# WRITTEN TASK:
Restate the material word for word and leave out anything that is a picture.

# COLLECTED DATA:
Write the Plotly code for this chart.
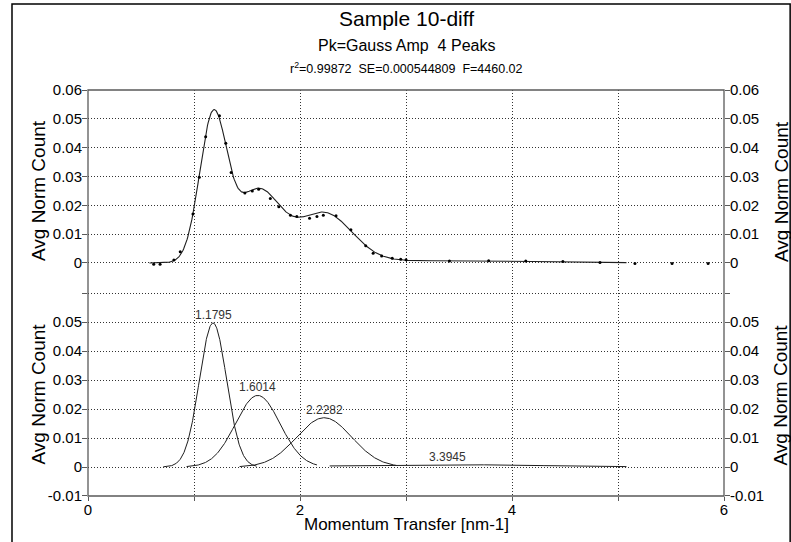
import numpy as np
import plotly.graph_objects as go

# ---------------- data ----------------
data_x = [0.62, 0.68, 0.81, 0.87, 0.99, 1.05, 1.11, 1.24, 1.30, 1.35, 1.48, 1.55,
          1.61, 1.72, 1.80, 1.91, 1.97, 2.09, 2.16, 2.22, 2.34, 2.48, 2.62, 2.69,
          2.77, 2.87, 2.95, 3.00, 3.41, 3.78, 4.13, 4.48, 4.83, 5.16, 5.51, 5.85]
data_y = [-0.0004, -0.0004, 0.0010, 0.0039, 0.0170, 0.0297, 0.0438, 0.0511, 0.0415,
          0.0314, 0.0243, 0.0250, 0.0256, 0.0224, 0.0195, 0.0166, 0.0161, 0.0155,
          0.0161, 0.0166, 0.0164, 0.0115, 0.0060, 0.0034, 0.0024, 0.0016, 0.0013,
          0.0011, 0.0007, 0.0008, 0.0007, 0.0005, 0.0002, -0.0002, -0.0002, -0.0002]

peak_labels = ["1.1795", "1.6014", "2.2282", "3.3945"]
peak_centers = [1.1795, 1.6014, 2.2282, 3.3945]
peak_amps = [0.0497, 0.0247, 0.0170, 0.0008]
peak_widths = [0.128, 0.21, 0.26, 0.9]
peak_lo = [0.71, 0.93, 1.43, 2.28]
peak_hi = [1.59, 2.16, 2.91, 5.08]
fit_range = [0.58, 5.08]

x_tickvals = [0, 1, 2, 3, 4, 5, 6]
x_ticktext = ["0", "", "2", "", "4", "", "6"]
top_tickvals = [0, 0.01, 0.02, 0.03, 0.04, 0.05, 0.06]
top_ticktext = ["0", "0.01", "0.02", "0.03", "0.04", "0.05", "0.06"]
bot_tickvals = [-0.01, 0, 0.01, 0.02, 0.03, 0.04, 0.05, 0.06]
bot_ticktext = ["-0.01", "0", "0.01", "0.02", "0.03", "0.04", "0.05", " "]

title_1 = "Sample 10-diff"
title_2 = "Pk=Gauss Amp\u00a0 4 Peaks"
title_3 = "r<sup>2</sup>=0.99872\u00a0 SE=0.000544809\u00a0 F=4460.02"
y_title = "Avg Norm Count"
x_title = "Momentum Transfer [nm-1]"


def gauss(x, a, c, s):
    return a * np.exp(-0.5 * ((x - c) / s) ** 2)


FONT = "Arial, Liberation Sans, sans-serif"
LINE = "#1e1e1e"
GRID = "#333333"
GDASH = "1px,2px"
AX = "#5a5a5a"

fig = go.Figure()

# top panel: fit line + data points
xf = np.linspace(fit_range[0], fit_range[1], 700)
yf = np.zeros_like(xf)
for a, c, s in zip(peak_amps, peak_centers, peak_widths):
    yf = yf + gauss(xf, a, c, s)
fig.add_trace(go.Scatter(x=xf, y=yf, mode="lines", line=dict(color=LINE, width=1.1),
                         xaxis="x", yaxis="y", showlegend=False, hoverinfo="skip"))
fig.add_trace(go.Scatter(x=data_x, y=data_y, mode="markers",
                         marker=dict(color="#000", size=3),
                         xaxis="x", yaxis="y", showlegend=False))

# bottom panel: components
for a, c, s, lo, hi in zip(peak_amps, peak_centers, peak_widths, peak_lo, peak_hi):
    xc = np.linspace(lo, hi, 300)
    fig.add_trace(go.Scatter(x=xc, y=gauss(xc, a, c, s), mode="lines",
                             line=dict(color=LINE, width=1),
                             xaxis="x2", yaxis="y2", showlegend=False, hoverinfo="skip"))

# invisible traces for right-side axes
fig.add_trace(go.Scatter(x=[0], y=[0], mode="markers", marker=dict(opacity=0),
                         xaxis="x", yaxis="y3", showlegend=False, hoverinfo="skip"))
fig.add_trace(go.Scatter(x=[0], y=[0], mode="markers", marker=dict(opacity=0),
                         xaxis="x2", yaxis="y4", showlegend=False, hoverinfo="skip"))

TOP_RANGE = [-0.0052, 0.06]
BOT_RANGE = [-0.01, 0.0652]
SPLIT = 0.537
tickfont = dict(family=FONT, size=15, color="#000")

common_x = dict(range=[0, 6], tickvals=x_tickvals, showgrid=True, griddash=GDASH,
                gridcolor=GRID, gridwidth=1, zeroline=False, showline=False)
yax = dict(ticks="outside", ticklen=5, tickcolor=AX, tickfont=tickfont,
           zeroline=False, automargin=False, ticklabelstandoff=-3)
fig.update_layout(
    width=791, height=542,
    margin=dict(l=88, r=67, t=90, b=46),
    paper_bgcolor="white", plot_bgcolor="white",
    xaxis=dict(domain=[0, 1], anchor="y", showticklabels=False, ticks="", **common_x),
    xaxis2=dict(domain=[0, 1], anchor="y2", ticktext=x_ticktext, ticks="outside",
                ticklen=4, tickcolor=AX, tickfont=tickfont, ticklabelstandoff=-4,
                automargin=False, **common_x),
    yaxis=dict(domain=[SPLIT, 1], range=TOP_RANGE, tickvals=top_tickvals,
               ticktext=top_ticktext, showgrid=True, griddash=GDASH, gridcolor=GRID,
               anchor="x", **yax),
    yaxis3=dict(overlaying="y", side="right", range=TOP_RANGE, tickvals=top_tickvals,
                ticktext=top_ticktext, showgrid=False, anchor="x", **yax),
    yaxis2=dict(domain=[0, SPLIT], range=BOT_RANGE, tickvals=bot_tickvals,
                ticktext=bot_ticktext, showgrid=True, griddash=GDASH, gridcolor=GRID,
                anchor="x2", **yax),
    yaxis4=dict(overlaying="y2", side="right", range=BOT_RANGE, tickvals=bot_tickvals,
                ticktext=bot_ticktext, showgrid=False, anchor="x2", **yax),
    shapes=[
        dict(type="rect", xref="paper", yref="paper", x0=0, x1=1, y0=0, y1=1,
             line=dict(color=AX, width=1.3), layer="above"),
        dict(type="rect", xref="paper", yref="paper", x0=-0.1195, x1=1.104,
             y0=-0.12, y1=1.2118, line=dict(color="#000", width=1.5)),
    ],
)

ann = []
ann.append(dict(text=title_1, x=0.5, y=1.1749, xref="paper", yref="paper",
                showarrow=False, font=dict(family=FONT, size=21, color="#000"),
                yanchor="middle"))
ann.append(dict(text=title_2, x=0.5, y=1.1108, xref="paper", yref="paper",
                showarrow=False, font=dict(family=FONT, size=16, color="#000"),
                yanchor="middle"))
ann.append(dict(text=title_3, x=0.5, y=1.0542, xref="paper", yref="paper",
                showarrow=False, font=dict(family=FONT, size=12.5, color="#000"),
                yanchor="middle"))
for yc in (0.7512, 0.25):
    for xc in (-0.0786, 1.0896):
        ann.append(dict(text=y_title, x=xc, y=yc, xref="paper", yref="paper",
                        showarrow=False, textangle=-90,
                        font=dict(family=FONT, size=19, color="#000"),
                        xanchor="center", yanchor="middle"))
ann.append(dict(text=x_title, x=0.5, y=-0.071, xref="paper", yref="paper",
                showarrow=False, font=dict(family=FONT, size=17, color="#000"),
                yanchor="middle"))
for lab, c, a in zip(peak_labels, peak_centers, peak_amps):
    ann.append(dict(text=lab, x=c, y=a, xref="x2", yref="y2", showarrow=False,
                    font=dict(family=FONT, size=12, color="#333"),
                    yanchor="bottom", yshift=-1))
fig.update_layout(annotations=ann)

fig.write_html("out.html",
               config={"displayModeBar": False},
               post_script="document.body.style.margin='0px';"
                           "document.body.style.overflow='hidden';")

# WRITTEN SOLUTION:
Write the Plotly code for this chart.
import numpy as np
import plotly.graph_objects as go

# ---------------- data ----------------
data_x = [0.62, 0.68, 0.81, 0.87, 0.99, 1.05, 1.11, 1.24, 1.30, 1.35, 1.48, 1.55,
          1.61, 1.72, 1.80, 1.91, 1.97, 2.09, 2.16, 2.22, 2.34, 2.48, 2.62, 2.69,
          2.77, 2.87, 2.95, 3.00, 3.41, 3.78, 4.13, 4.48, 4.83, 5.16, 5.51, 5.85]
data_y = [-0.0004, -0.0004, 0.0010, 0.0039, 0.0170, 0.0297, 0.0438, 0.0511, 0.0415,
          0.0314, 0.0243, 0.0250, 0.0256, 0.0224, 0.0195, 0.0166, 0.0161, 0.0155,
          0.0161, 0.0166, 0.0164, 0.0115, 0.0060, 0.0034, 0.0024, 0.0016, 0.0013,
          0.0011, 0.0007, 0.0008, 0.0007, 0.0005, 0.0002, -0.0002, -0.0002, -0.0002]

peak_labels = ["1.1795", "1.6014", "2.2282", "3.3945"]
peak_centers = [1.1795, 1.6014, 2.2282, 3.3945]
peak_amps = [0.0497, 0.0247, 0.0170, 0.0008]
peak_widths = [0.128, 0.21, 0.26, 0.9]
peak_lo = [0.71, 0.93, 1.43, 2.28]
peak_hi = [1.59, 2.16, 2.91, 5.08]
fit_range = [0.58, 5.08]

x_tickvals = [0, 1, 2, 3, 4, 5, 6]
x_ticktext = ["0", "", "2", "", "4", "", "6"]
top_tickvals = [0, 0.01, 0.02, 0.03, 0.04, 0.05, 0.06]
top_ticktext = ["0", "0.01", "0.02", "0.03", "0.04", "0.05", "0.06"]
bot_tickvals = [-0.01, 0, 0.01, 0.02, 0.03, 0.04, 0.05, 0.06]
bot_ticktext = ["-0.01", "0", "0.01", "0.02", "0.03", "0.04", "0.05", " "]

title_1 = "Sample 10-diff"
title_2 = "Pk=Gauss Amp\u00a0 4 Peaks"
title_3 = "r<sup>2</sup>=0.99872\u00a0 SE=0.000544809\u00a0 F=4460.02"
y_title = "Avg Norm Count"
x_title = "Momentum Transfer [nm-1]"


def gauss(x, a, c, s):
    return a * np.exp(-0.5 * ((x - c) / s) ** 2)


FONT = "Arial, Liberation Sans, sans-serif"
LINE = "#1e1e1e"
GRID = "#333333"
GDASH = "1px,2px"
AX = "#5a5a5a"

fig = go.Figure()

# top panel: fit line + data points
xf = np.linspace(fit_range[0], fit_range[1], 700)
yf = np.zeros_like(xf)
for a, c, s in zip(peak_amps, peak_centers, peak_widths):
    yf = yf + gauss(xf, a, c, s)
fig.add_trace(go.Scatter(x=xf, y=yf, mode="lines", line=dict(color=LINE, width=1.1),
                         xaxis="x", yaxis="y", showlegend=False, hoverinfo="skip"))
fig.add_trace(go.Scatter(x=data_x, y=data_y, mode="markers",
                         marker=dict(color="#000", size=3),
                         xaxis="x", yaxis="y", showlegend=False))

# bottom panel: components
for a, c, s, lo, hi in zip(peak_amps, peak_centers, peak_widths, peak_lo, peak_hi):
    xc = np.linspace(lo, hi, 300)
    fig.add_trace(go.Scatter(x=xc, y=gauss(xc, a, c, s), mode="lines",
                             line=dict(color=LINE, width=1),
                             xaxis="x2", yaxis="y2", showlegend=False, hoverinfo="skip"))

# invisible traces for right-side axes
fig.add_trace(go.Scatter(x=[0], y=[0], mode="markers", marker=dict(opacity=0),
                         xaxis="x", yaxis="y3", showlegend=False, hoverinfo="skip"))
fig.add_trace(go.Scatter(x=[0], y=[0], mode="markers", marker=dict(opacity=0),
                         xaxis="x2", yaxis="y4", showlegend=False, hoverinfo="skip"))

TOP_RANGE = [-0.0052, 0.06]
BOT_RANGE = [-0.01, 0.0652]
SPLIT = 0.537
tickfont = dict(family=FONT, size=15, color="#000")

common_x = dict(range=[0, 6], tickvals=x_tickvals, showgrid=True, griddash=GDASH,
                gridcolor=GRID, gridwidth=1, zeroline=False, showline=False)
yax = dict(ticks="outside", ticklen=5, tickcolor=AX, tickfont=tickfont,
           zeroline=False, automargin=False, ticklabelstandoff=-3)
fig.update_layout(
    width=791, height=542,
    margin=dict(l=88, r=67, t=90, b=46),
    paper_bgcolor="white", plot_bgcolor="white",
    xaxis=dict(domain=[0, 1], anchor="y", showticklabels=False, ticks="", **common_x),
    xaxis2=dict(domain=[0, 1], anchor="y2", ticktext=x_ticktext, ticks="outside",
                ticklen=4, tickcolor=AX, tickfont=tickfont, ticklabelstandoff=-4,
                automargin=False, **common_x),
    yaxis=dict(domain=[SPLIT, 1], range=TOP_RANGE, tickvals=top_tickvals,
               ticktext=top_ticktext, showgrid=True, griddash=GDASH, gridcolor=GRID,
               anchor="x", **yax),
    yaxis3=dict(overlaying="y", side="right", range=TOP_RANGE, tickvals=top_tickvals,
                ticktext=top_ticktext, showgrid=False, anchor="x", **yax),
    yaxis2=dict(domain=[0, SPLIT], range=BOT_RANGE, tickvals=bot_tickvals,
                ticktext=bot_ticktext, showgrid=True, griddash=GDASH, gridcolor=GRID,
                anchor="x2", **yax),
    yaxis4=dict(overlaying="y2", side="right", range=BOT_RANGE, tickvals=bot_tickvals,
                ticktext=bot_ticktext, showgrid=False, anchor="x2", **yax),
    shapes=[
        dict(type="rect", xref="paper", yref="paper", x0=0, x1=1, y0=0, y1=1,
             line=dict(color=AX, width=1.3), layer="above"),
        dict(type="rect", xref="paper", yref="paper", x0=-0.1195, x1=1.104,
             y0=-0.12, y1=1.2118, line=dict(color="#000", width=1.5)),
    ],
)

ann = []
ann.append(dict(text=title_1, x=0.5, y=1.1749, xref="paper", yref="paper",
                showarrow=False, font=dict(family=FONT, size=21, color="#000"),
                yanchor="middle"))
ann.append(dict(text=title_2, x=0.5, y=1.1108, xref="paper", yref="paper",
                showarrow=False, font=dict(family=FONT, size=16, color="#000"),
                yanchor="middle"))
ann.append(dict(text=title_3, x=0.5, y=1.0542, xref="paper", yref="paper",
                showarrow=False, font=dict(family=FONT, size=12.5, color="#000"),
                yanchor="middle"))
for yc in (0.7512, 0.25):
    for xc in (-0.0786, 1.0896):
        ann.append(dict(text=y_title, x=xc, y=yc, xref="paper", yref="paper",
                        showarrow=False, textangle=-90,
                        font=dict(family=FONT, size=19, color="#000"),
                        xanchor="center", yanchor="middle"))
ann.append(dict(text=x_title, x=0.5, y=-0.071, xref="paper", yref="paper",
                showarrow=False, font=dict(family=FONT, size=17, color="#000"),
                yanchor="middle"))
for lab, c, a in zip(peak_labels, peak_centers, peak_amps):
    ann.append(dict(text=lab, x=c, y=a, xref="x2", yref="y2", showarrow=False,
                    font=dict(family=FONT, size=12, color="#333"),
                    yanchor="bottom", yshift=-1))
fig.update_layout(annotations=ann)

fig.write_html("out.html",
               config={"displayModeBar": False},
               post_script="document.body.style.margin='0px';"
                           "document.body.style.overflow='hidden';")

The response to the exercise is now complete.